Speaking on the general question, Leroy Beaulieu in his monumental work on Russia says: “The police has been at all times a sink of abuses and extortions, because, of all departments, it enjoys the greatest facilities for indulging in them. In spite of the particular attention of which it has always been the object, this department, on which all the rest lean for support, has always been so far one of the most defective. In the cities, especially in the capitals, where they are under the eyes of the highest authorities, the force leave—externally—little to be desired. They are attentive, courteous, helpful, if not always honest. A foreigner who, in St. Petersburg, judged them from the outside only, would think the service perfect. Yet the long unpunished daring of the Nihilists has revealed only too clearly its incompetence and carelessness. The astounding powerlessness which the police displayed on these occasions is traceable chiefly to the habitual vices of Russian administration: ignorance, indolence, venality.”

General Baranof in 1881, when head of the police, found that a great number of his men could not sign their names correctly. Many more, even those of high grades, were supremely ignorant of the laws and regulations they were called upon to administer. The general tone was low, and the force was recruited from a very inferior class, for the police and their work are much despised by respectable citizens. The pay has always been ridiculously small, thereby directly encouraging the dishonest practices, the more or less enforced contributions levied on the public in every direction, by which it has been eked out. The members of a force, driven by extreme penury into illicit earnings, could hardly be loyal, and it has been always easy for the revolutionists to buy relaxed watchfulness, and even complicity. So ineffective was the official police that in 1881 the city of St. Petersburg was invited to reinforce it by electing a council to co-operate in watching over the personal safety of the Czar. It was not the first time that well meaning loyal subjects had desired to assist the Government in the pursuit of its foes. The idea of the droujina, an ancient secret society, was revived. It was a sort of Vigilance Society composed of special police volunteers, acting with the official police, but unpaid, and with no recognised status. The promoters thought that the best method of combating conspiracy was to meet conspirators on their own ground and with their own arms. Its organisation and action were secret. Among other measures it offered rewards to peasants and workmen who would inform the authorities of any plots in progress; another idea was to meet outrage by anticipation, to face the Nihilists with their own weapons, and blow them up with dynamite before they could use it to subvert existing authority. The droujina rejoiced in the epithets of “holy” and “life-saving,” but it achieved nothing tangible. It had the command of considerable funds, freely subscribed, and was carried on by a number of zealous persons, but it is not on record that they arrested a single conspirator, though, like the police, they sometimes took up the wrong people.

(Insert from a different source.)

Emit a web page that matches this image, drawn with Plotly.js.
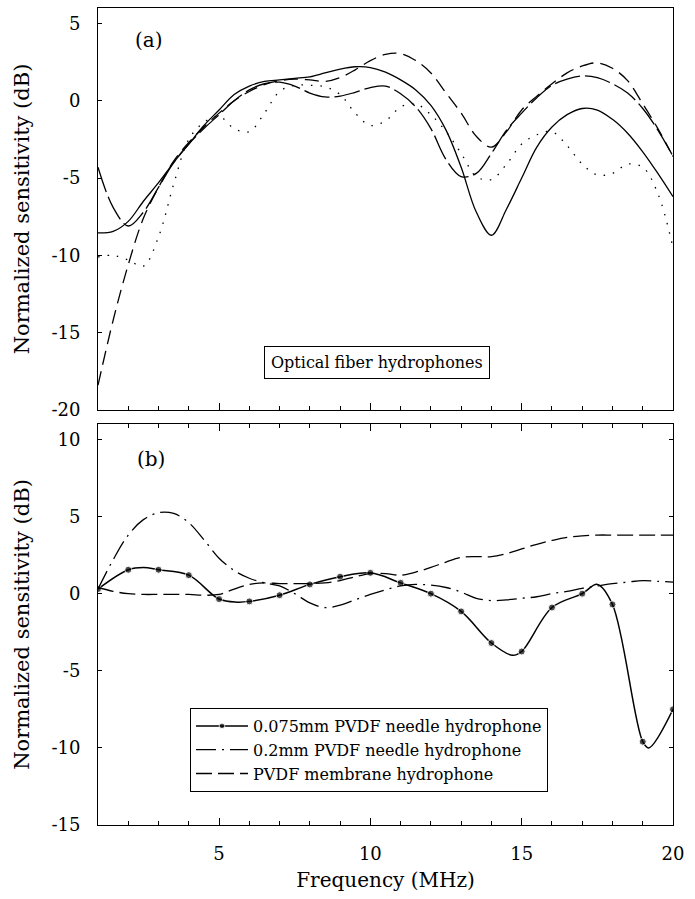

The well-known case of Vera Zassoulich showed conclusively how little the police were able to protect themselves. It was she who resolved, like a second Charlotte Corday, to call General Trépoff, the Prefect of civil police in St. Petersburg, to account for his cruel ill-usage of a prisoner, one Bogoli Ouboff. This man at one of Trépoff’s inspections did not remove his hat when the General passed. Trépoff not only struck him with his stick, but ordered him to be flogged. Corporal punishment had been abolished, and the order was therefore illegal; it caused great indignation in St. Petersburg, and nearly produced a serious outbreak in the prison. The story travelled far and wide, finally reaching the ears of Vera Zassoulich in a far-off province, that of Penza, seven months later. She started at once for St. Petersburg, and obtained admission to Trépoff’s presence on pretence of presenting a petition. But directly she saw him she drew a pistol from her pocket and fired at him point-blank. Trépoff was badly wounded in the side, but eventually recovered. Vera was seized and removed, but her demeanour was calm and self-possessed, and she only asked to be allowed to put on her shawl, which she had left in the waiting-room. It was thought that Vera’s attack was a part of a general conspiracy, but there seems to be little doubt that she acted altogether alone and on her own motion.

The sequel was curious, and showed how generally Trépoffs arbitrariness was condemned. Vera was brought before an ordinary tribunal, tried, and acquitted. Her friends then very judiciously got her out of the country, fearing, and with good reason, that this decision would not be allowed to stand. They were perfectly right, for the Government overruled the verdict, although given by a legally constituted tribunal, and ordered Vera to be re-arrested. Happily for her, she was already safe in Switzerland. After this the Government decreed by ukase that all political offences should be tried, not by a jury, but by a specially constituted tribunal. They were, in fact, to be brought before a court-martial having the same powers as in war-time, and inflicting penalties under the military code, which included deportation and the loss of civil rights.

The passport, by which every individual is, or ought to be, held and ticketed so as to be recognised and easily followed wherever he goes, is a terrible burden on a people half of whom are compelled by the climate and the poorness of the soil to spend six months of every year away from home. To be obliged to take out a passport before leaving home is at once a hindrance to movement and a tax upon the pocket. To abolish the passport would be a first great step towards according freedom to the whole population. As it is, no one can choose his own residence, nor follow his profession as he pleases; still less can people collect and group themselves in places where the productiveness of the soil would naturally encourage them to do so. Yet the obligation is by no means effective; it is constantly evaded. The fabrication of false passports is a very flourishing trade, which has been of immense service to the revolutionists in covering up their movements and concealing from the eyes of justice those “wanted.”

A story is told of a Russian gentleman who was in a hurry to leave Odessa and travel to the shores of the Mediterranean. Not choosing to waste time in presenting himself at the Passport Bureau, he accepted the services of a commissionaire, who promised to get him the passport for a comparatively small sum, a little under £4. The would-be traveller accepted the offer, and next day started from home with the passport all in proper form.